◆ **THE REQUEST**
Please transcribe the listing below in full and word for word, without its pictures.
=====
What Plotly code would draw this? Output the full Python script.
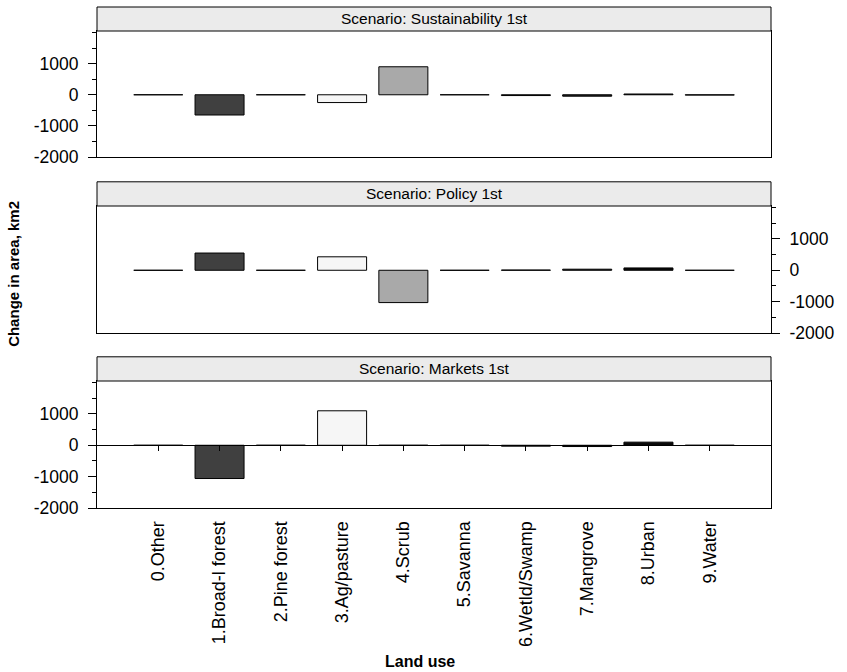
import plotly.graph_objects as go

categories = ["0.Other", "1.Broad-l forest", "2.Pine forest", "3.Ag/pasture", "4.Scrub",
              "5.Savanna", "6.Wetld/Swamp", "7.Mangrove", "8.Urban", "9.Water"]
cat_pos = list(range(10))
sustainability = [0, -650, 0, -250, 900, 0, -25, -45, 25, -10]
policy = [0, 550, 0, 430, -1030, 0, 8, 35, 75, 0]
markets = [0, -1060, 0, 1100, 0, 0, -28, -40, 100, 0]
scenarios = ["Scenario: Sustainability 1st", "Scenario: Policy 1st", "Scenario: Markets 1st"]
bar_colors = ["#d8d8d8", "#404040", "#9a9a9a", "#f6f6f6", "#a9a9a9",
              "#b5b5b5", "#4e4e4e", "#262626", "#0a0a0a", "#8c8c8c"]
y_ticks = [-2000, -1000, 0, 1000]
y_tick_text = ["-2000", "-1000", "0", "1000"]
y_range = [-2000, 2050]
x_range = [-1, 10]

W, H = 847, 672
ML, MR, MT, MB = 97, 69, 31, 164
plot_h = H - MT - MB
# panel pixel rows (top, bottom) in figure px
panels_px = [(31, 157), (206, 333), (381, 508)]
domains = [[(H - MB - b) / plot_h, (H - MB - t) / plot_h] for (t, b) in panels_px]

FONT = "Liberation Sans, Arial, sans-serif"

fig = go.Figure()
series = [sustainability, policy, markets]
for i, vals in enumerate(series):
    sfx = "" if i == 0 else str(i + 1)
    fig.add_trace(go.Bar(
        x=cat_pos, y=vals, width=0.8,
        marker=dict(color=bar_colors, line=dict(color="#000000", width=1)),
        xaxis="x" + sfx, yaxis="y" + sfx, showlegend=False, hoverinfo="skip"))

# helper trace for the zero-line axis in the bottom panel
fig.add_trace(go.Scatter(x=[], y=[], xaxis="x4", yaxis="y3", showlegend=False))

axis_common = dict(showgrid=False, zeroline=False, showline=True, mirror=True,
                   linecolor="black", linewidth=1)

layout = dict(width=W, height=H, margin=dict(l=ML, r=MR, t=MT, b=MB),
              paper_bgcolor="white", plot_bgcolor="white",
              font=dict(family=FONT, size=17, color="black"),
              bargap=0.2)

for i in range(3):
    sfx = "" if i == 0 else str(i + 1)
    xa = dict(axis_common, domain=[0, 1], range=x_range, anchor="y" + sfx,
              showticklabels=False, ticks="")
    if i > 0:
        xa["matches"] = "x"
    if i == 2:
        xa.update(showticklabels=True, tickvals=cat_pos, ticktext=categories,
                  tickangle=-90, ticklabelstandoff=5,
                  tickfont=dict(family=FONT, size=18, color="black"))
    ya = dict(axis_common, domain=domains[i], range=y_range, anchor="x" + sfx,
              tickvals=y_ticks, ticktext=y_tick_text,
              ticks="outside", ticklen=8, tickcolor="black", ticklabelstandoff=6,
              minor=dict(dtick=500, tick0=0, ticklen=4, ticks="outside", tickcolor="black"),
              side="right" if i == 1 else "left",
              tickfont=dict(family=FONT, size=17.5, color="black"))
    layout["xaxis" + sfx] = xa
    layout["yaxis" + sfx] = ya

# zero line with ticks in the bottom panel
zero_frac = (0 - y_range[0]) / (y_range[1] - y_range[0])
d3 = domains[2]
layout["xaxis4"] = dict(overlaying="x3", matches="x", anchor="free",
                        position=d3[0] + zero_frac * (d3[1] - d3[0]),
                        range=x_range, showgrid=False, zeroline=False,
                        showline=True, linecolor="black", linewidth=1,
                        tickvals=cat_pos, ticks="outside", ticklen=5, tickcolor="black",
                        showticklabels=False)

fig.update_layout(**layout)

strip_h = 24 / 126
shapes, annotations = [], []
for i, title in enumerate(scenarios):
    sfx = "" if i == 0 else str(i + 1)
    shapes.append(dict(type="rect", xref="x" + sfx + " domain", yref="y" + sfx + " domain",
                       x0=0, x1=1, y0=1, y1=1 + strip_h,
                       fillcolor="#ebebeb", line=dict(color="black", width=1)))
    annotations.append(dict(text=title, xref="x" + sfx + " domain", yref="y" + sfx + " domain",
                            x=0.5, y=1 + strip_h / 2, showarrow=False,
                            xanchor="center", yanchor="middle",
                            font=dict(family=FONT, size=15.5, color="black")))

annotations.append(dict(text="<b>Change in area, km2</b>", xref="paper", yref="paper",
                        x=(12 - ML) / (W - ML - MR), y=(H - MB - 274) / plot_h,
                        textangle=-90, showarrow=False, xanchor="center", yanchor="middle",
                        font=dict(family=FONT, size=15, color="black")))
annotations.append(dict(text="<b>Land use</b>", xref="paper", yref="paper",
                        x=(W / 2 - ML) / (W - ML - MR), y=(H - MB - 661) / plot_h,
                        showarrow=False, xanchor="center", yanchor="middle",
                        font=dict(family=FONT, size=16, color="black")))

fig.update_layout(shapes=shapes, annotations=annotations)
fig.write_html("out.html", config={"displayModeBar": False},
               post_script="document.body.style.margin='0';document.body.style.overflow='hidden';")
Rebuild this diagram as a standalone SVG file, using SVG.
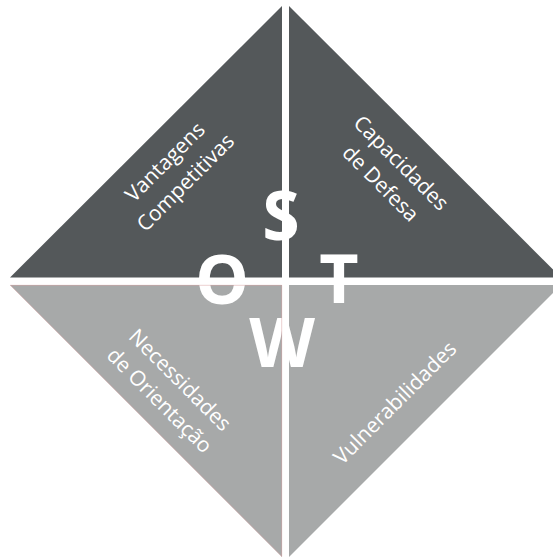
=====
◆ **TASK SOLUTION**
What Plotly code would draw this? Output the full Python script.
import plotly.graph_objects as go

categories = ["0.Other", "1.Broad-l forest", "2.Pine forest", "3.Ag/pasture", "4.Scrub",
              "5.Savanna", "6.Wetld/Swamp", "7.Mangrove", "8.Urban", "9.Water"]
cat_pos = list(range(10))
sustainability = [0, -650, 0, -250, 900, 0, -25, -45, 25, -10]
policy = [0, 550, 0, 430, -1030, 0, 8, 35, 75, 0]
markets = [0, -1060, 0, 1100, 0, 0, -28, -40, 100, 0]
scenarios = ["Scenario: Sustainability 1st", "Scenario: Policy 1st", "Scenario: Markets 1st"]
bar_colors = ["#d8d8d8", "#404040", "#9a9a9a", "#f6f6f6", "#a9a9a9",
              "#b5b5b5", "#4e4e4e", "#262626", "#0a0a0a", "#8c8c8c"]
y_ticks = [-2000, -1000, 0, 1000]
y_tick_text = ["-2000", "-1000", "0", "1000"]
y_range = [-2000, 2050]
x_range = [-1, 10]

W, H = 847, 672
ML, MR, MT, MB = 97, 69, 31, 164
plot_h = H - MT - MB
# panel pixel rows (top, bottom) in figure px
panels_px = [(31, 157), (206, 333), (381, 508)]
domains = [[(H - MB - b) / plot_h, (H - MB - t) / plot_h] for (t, b) in panels_px]

FONT = "Liberation Sans, Arial, sans-serif"

fig = go.Figure()
series = [sustainability, policy, markets]
for i, vals in enumerate(series):
    sfx = "" if i == 0 else str(i + 1)
    fig.add_trace(go.Bar(
        x=cat_pos, y=vals, width=0.8,
        marker=dict(color=bar_colors, line=dict(color="#000000", width=1)),
        xaxis="x" + sfx, yaxis="y" + sfx, showlegend=False, hoverinfo="skip"))

# helper trace for the zero-line axis in the bottom panel
fig.add_trace(go.Scatter(x=[], y=[], xaxis="x4", yaxis="y3", showlegend=False))

axis_common = dict(showgrid=False, zeroline=False, showline=True, mirror=True,
                   linecolor="black", linewidth=1)

layout = dict(width=W, height=H, margin=dict(l=ML, r=MR, t=MT, b=MB),
              paper_bgcolor="white", plot_bgcolor="white",
              font=dict(family=FONT, size=17, color="black"),
              bargap=0.2)

for i in range(3):
    sfx = "" if i == 0 else str(i + 1)
    xa = dict(axis_common, domain=[0, 1], range=x_range, anchor="y" + sfx,
              showticklabels=False, ticks="")
    if i > 0:
        xa["matches"] = "x"
    if i == 2:
        xa.update(showticklabels=True, tickvals=cat_pos, ticktext=categories,
                  tickangle=-90, ticklabelstandoff=5,
                  tickfont=dict(family=FONT, size=18, color="black"))
    ya = dict(axis_common, domain=domains[i], range=y_range, anchor="x" + sfx,
              tickvals=y_ticks, ticktext=y_tick_text,
              ticks="outside", ticklen=8, tickcolor="black", ticklabelstandoff=6,
              minor=dict(dtick=500, tick0=0, ticklen=4, ticks="outside", tickcolor="black"),
              side="right" if i == 1 else "left",
              tickfont=dict(family=FONT, size=17.5, color="black"))
    layout["xaxis" + sfx] = xa
    layout["yaxis" + sfx] = ya

# zero line with ticks in the bottom panel
zero_frac = (0 - y_range[0]) / (y_range[1] - y_range[0])
d3 = domains[2]
layout["xaxis4"] = dict(overlaying="x3", matches="x", anchor="free",
                        position=d3[0] + zero_frac * (d3[1] - d3[0]),
                        range=x_range, showgrid=False, zeroline=False,
                        showline=True, linecolor="black", linewidth=1,
                        tickvals=cat_pos, ticks="outside", ticklen=5, tickcolor="black",
                        showticklabels=False)

fig.update_layout(**layout)

strip_h = 24 / 126
shapes, annotations = [], []
for i, title in enumerate(scenarios):
    sfx = "" if i == 0 else str(i + 1)
    shapes.append(dict(type="rect", xref="x" + sfx + " domain", yref="y" + sfx + " domain",
                       x0=0, x1=1, y0=1, y1=1 + strip_h,
                       fillcolor="#ebebeb", line=dict(color="black", width=1)))
    annotations.append(dict(text=title, xref="x" + sfx + " domain", yref="y" + sfx + " domain",
                            x=0.5, y=1 + strip_h / 2, showarrow=False,
                            xanchor="center", yanchor="middle",
                            font=dict(family=FONT, size=15.5, color="black")))

annotations.append(dict(text="<b>Change in area, km2</b>", xref="paper", yref="paper",
                        x=(12 - ML) / (W - ML - MR), y=(H - MB - 274) / plot_h,
                        textangle=-90, showarrow=False, xanchor="center", yanchor="middle",
                        font=dict(family=FONT, size=15, color="black")))
annotations.append(dict(text="<b>Land use</b>", xref="paper", yref="paper",
                        x=(W / 2 - ML) / (W - ML - MR), y=(H - MB - 661) / plot_h,
                        showarrow=False, xanchor="center", yanchor="middle",
                        font=dict(family=FONT, size=16, color="black")))

fig.update_layout(shapes=shapes, annotations=annotations)
fig.write_html("out.html", config={"displayModeBar": False},
               post_script="document.body.style.margin='0';document.body.style.overflow='hidden';")
Rebuild this diagram as a standalone SVG file, using SVG.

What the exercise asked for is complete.